begin

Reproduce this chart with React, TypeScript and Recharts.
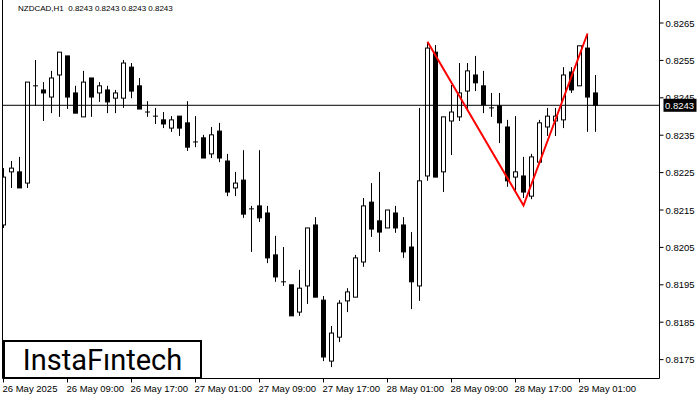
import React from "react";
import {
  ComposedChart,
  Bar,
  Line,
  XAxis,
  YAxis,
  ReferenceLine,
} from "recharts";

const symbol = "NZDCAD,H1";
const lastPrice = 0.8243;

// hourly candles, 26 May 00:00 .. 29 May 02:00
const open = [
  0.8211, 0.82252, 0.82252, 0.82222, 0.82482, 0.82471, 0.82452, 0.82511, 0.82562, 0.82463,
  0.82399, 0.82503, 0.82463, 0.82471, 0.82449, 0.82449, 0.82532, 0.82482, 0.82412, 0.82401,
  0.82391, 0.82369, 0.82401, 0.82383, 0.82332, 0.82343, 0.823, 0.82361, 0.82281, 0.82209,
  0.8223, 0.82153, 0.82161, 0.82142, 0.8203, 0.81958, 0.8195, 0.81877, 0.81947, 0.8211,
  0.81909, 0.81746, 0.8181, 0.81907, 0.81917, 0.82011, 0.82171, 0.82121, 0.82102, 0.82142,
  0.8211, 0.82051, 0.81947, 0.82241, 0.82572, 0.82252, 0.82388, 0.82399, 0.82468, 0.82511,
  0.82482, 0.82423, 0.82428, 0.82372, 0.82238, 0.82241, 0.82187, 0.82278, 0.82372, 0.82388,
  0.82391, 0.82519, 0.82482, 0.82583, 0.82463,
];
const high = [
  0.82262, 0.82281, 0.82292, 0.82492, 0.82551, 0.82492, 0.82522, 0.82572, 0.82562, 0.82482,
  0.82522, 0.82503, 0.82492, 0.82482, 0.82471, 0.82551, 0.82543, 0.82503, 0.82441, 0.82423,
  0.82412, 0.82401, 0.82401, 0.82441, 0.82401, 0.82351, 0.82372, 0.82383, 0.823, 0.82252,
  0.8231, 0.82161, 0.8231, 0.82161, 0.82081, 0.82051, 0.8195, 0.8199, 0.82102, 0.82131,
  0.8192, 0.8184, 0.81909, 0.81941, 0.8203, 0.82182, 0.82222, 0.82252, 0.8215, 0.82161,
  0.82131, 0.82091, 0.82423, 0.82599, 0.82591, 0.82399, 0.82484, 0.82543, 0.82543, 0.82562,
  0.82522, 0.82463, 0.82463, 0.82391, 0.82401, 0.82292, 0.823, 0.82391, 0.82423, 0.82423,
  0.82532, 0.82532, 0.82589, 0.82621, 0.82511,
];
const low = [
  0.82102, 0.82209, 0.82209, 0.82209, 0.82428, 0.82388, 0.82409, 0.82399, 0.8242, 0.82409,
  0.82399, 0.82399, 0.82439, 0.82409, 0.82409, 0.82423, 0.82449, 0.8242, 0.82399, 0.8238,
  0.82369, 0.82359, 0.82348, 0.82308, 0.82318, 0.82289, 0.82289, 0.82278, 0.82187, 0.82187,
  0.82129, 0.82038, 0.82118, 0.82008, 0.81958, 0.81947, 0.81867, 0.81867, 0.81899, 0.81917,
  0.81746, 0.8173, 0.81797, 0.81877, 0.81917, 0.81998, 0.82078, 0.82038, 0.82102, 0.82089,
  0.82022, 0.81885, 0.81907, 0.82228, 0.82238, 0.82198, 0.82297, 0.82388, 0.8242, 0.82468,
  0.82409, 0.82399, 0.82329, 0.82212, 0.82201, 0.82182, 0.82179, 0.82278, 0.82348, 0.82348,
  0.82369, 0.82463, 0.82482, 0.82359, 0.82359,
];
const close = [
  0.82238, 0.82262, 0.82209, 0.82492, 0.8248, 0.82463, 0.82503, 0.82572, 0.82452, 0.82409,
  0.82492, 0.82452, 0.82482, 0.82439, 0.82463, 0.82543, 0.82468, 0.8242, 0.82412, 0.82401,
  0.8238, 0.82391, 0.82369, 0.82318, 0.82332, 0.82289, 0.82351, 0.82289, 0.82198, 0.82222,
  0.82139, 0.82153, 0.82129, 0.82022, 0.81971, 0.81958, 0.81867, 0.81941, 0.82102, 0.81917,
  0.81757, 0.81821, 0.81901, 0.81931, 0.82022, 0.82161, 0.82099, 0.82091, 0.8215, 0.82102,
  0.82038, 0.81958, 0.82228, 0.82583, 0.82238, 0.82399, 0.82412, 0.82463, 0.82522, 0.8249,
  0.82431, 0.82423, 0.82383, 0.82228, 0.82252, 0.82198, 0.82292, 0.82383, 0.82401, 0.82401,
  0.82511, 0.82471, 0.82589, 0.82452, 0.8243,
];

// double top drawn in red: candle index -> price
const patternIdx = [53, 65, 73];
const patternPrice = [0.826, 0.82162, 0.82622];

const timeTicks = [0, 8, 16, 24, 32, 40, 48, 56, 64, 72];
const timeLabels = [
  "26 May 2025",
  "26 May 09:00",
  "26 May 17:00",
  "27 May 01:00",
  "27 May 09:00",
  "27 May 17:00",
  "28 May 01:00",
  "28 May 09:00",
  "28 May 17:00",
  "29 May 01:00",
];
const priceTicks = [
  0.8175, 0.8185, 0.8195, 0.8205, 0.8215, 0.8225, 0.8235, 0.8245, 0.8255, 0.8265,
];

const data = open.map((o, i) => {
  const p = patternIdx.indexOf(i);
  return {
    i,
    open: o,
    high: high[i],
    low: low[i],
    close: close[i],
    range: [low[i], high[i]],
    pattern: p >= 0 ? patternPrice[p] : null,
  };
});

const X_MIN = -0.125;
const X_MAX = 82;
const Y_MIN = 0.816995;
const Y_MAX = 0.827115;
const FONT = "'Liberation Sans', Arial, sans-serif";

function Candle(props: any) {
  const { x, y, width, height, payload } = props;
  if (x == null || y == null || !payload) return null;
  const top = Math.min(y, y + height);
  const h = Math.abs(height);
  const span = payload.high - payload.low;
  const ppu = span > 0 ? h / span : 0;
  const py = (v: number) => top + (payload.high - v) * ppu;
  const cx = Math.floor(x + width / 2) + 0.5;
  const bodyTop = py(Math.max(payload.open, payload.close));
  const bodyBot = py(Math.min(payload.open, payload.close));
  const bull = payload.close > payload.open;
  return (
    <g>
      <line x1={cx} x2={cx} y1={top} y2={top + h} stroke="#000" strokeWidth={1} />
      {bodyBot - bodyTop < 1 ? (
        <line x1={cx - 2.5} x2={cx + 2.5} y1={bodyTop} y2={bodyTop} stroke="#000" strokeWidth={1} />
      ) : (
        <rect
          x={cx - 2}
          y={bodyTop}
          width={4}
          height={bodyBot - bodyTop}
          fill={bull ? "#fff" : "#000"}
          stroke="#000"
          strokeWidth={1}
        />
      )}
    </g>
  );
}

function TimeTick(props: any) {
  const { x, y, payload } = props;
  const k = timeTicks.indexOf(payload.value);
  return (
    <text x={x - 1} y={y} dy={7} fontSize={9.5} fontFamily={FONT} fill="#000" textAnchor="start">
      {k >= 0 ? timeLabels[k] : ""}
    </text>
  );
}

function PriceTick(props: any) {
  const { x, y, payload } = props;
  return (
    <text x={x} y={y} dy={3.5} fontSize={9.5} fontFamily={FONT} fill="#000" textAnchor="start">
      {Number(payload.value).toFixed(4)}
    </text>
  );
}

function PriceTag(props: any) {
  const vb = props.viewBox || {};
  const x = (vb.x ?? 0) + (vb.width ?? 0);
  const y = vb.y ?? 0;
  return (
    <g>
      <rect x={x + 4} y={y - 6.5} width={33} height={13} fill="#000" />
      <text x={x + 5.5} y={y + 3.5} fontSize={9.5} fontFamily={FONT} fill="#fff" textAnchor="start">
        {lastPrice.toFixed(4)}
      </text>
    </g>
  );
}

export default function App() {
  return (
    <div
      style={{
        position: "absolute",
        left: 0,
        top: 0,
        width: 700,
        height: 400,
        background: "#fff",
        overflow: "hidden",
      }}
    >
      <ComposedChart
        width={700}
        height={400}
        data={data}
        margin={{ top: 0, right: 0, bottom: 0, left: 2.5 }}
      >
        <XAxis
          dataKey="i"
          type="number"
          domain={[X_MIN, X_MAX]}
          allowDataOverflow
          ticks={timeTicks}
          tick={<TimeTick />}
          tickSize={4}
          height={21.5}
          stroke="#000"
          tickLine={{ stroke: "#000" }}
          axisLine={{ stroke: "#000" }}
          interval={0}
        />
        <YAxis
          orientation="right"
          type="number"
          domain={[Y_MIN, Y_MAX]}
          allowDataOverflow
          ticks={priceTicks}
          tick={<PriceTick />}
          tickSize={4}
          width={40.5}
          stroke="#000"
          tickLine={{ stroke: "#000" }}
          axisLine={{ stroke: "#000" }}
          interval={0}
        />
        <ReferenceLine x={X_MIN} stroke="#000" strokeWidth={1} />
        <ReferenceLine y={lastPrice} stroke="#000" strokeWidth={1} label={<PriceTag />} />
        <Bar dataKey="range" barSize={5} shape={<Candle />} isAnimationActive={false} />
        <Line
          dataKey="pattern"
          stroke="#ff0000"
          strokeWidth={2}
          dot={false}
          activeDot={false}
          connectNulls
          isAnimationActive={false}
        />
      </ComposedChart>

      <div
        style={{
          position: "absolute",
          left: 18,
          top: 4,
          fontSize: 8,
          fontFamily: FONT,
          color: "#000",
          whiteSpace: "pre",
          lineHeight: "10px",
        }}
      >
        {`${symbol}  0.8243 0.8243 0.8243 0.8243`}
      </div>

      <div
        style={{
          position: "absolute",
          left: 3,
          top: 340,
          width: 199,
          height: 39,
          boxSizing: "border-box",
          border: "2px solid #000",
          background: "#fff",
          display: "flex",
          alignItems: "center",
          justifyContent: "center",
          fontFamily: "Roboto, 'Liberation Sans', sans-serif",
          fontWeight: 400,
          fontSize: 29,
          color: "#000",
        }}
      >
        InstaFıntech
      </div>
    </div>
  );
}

end
begin

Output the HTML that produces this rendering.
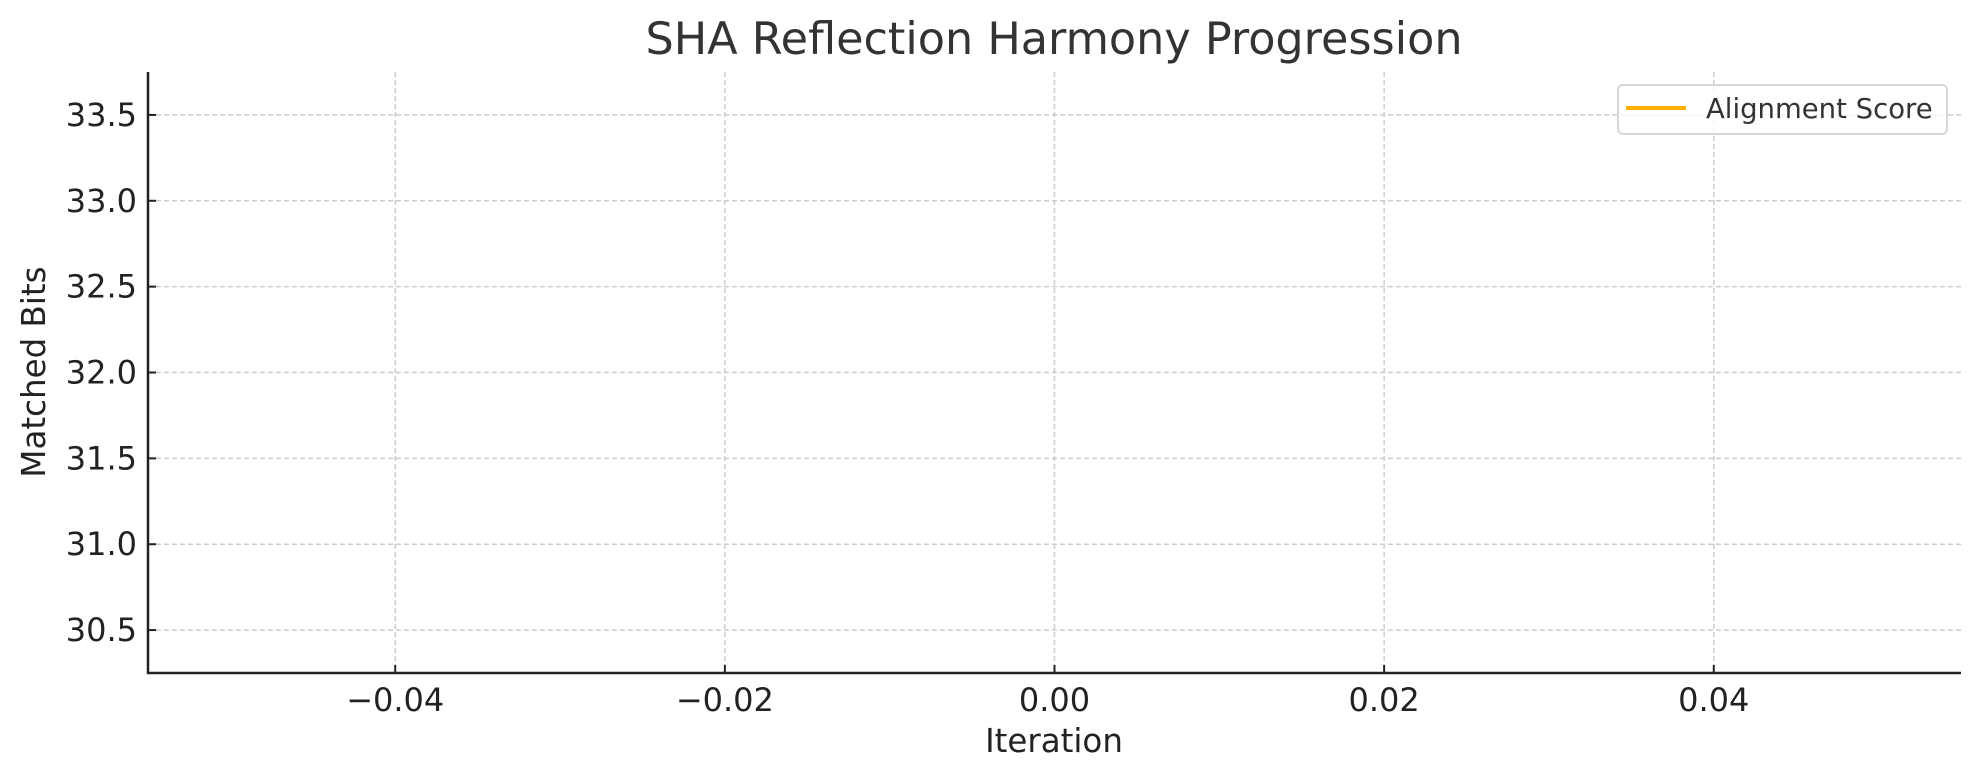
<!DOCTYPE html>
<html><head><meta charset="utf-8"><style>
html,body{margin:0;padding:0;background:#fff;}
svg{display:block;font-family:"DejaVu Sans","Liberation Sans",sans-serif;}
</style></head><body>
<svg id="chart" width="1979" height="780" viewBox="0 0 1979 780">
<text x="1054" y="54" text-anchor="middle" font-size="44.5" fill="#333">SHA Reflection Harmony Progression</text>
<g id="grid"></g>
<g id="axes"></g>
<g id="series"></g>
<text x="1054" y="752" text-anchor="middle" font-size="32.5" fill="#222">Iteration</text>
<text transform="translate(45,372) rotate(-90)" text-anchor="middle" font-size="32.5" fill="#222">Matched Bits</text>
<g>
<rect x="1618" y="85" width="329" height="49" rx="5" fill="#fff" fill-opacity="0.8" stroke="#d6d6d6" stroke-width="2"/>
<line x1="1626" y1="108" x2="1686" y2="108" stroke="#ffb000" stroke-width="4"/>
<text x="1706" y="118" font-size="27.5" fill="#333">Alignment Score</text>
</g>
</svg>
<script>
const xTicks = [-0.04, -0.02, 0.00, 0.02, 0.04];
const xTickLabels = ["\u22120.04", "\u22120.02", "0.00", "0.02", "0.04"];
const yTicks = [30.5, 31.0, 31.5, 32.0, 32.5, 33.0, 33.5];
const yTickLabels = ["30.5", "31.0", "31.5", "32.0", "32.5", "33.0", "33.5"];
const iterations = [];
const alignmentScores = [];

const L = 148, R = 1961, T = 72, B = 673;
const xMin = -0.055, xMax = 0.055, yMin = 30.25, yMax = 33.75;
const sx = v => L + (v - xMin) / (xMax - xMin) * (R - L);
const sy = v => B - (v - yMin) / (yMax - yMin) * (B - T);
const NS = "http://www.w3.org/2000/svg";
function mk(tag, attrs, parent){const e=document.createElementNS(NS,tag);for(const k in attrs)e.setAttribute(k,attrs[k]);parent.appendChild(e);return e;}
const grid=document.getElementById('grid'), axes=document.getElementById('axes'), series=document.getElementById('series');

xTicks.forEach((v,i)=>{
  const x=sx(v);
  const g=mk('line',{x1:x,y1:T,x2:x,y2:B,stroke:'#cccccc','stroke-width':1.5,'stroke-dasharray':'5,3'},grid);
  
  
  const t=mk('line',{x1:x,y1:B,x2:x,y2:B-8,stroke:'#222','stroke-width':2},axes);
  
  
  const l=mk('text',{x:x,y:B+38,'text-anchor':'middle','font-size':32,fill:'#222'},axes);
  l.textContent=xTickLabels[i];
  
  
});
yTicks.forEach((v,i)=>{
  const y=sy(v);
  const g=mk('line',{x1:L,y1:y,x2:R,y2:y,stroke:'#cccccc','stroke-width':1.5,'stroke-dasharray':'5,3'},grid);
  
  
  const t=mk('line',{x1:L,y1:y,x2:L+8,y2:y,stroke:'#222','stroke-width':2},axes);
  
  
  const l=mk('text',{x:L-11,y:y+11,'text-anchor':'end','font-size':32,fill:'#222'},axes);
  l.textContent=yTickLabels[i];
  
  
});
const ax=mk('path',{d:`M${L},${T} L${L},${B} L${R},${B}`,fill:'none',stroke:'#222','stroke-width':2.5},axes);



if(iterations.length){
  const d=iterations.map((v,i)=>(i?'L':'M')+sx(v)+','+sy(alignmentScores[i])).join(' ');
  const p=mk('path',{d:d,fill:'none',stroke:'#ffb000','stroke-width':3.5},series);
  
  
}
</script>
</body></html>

end

Repeat only the lines running from "Reproduce this chart" to "const lastPrice = 0.8243;", ends included, and leave the pictures out.

Reproduce this chart with React, TypeScript and Recharts.
import React from "react";
import {
  ComposedChart,
  Bar,
  Line,
  XAxis,
  YAxis,
  ReferenceLine,
} from "recharts";

const symbol = "NZDCAD,H1";
const lastPrice = 0.8243;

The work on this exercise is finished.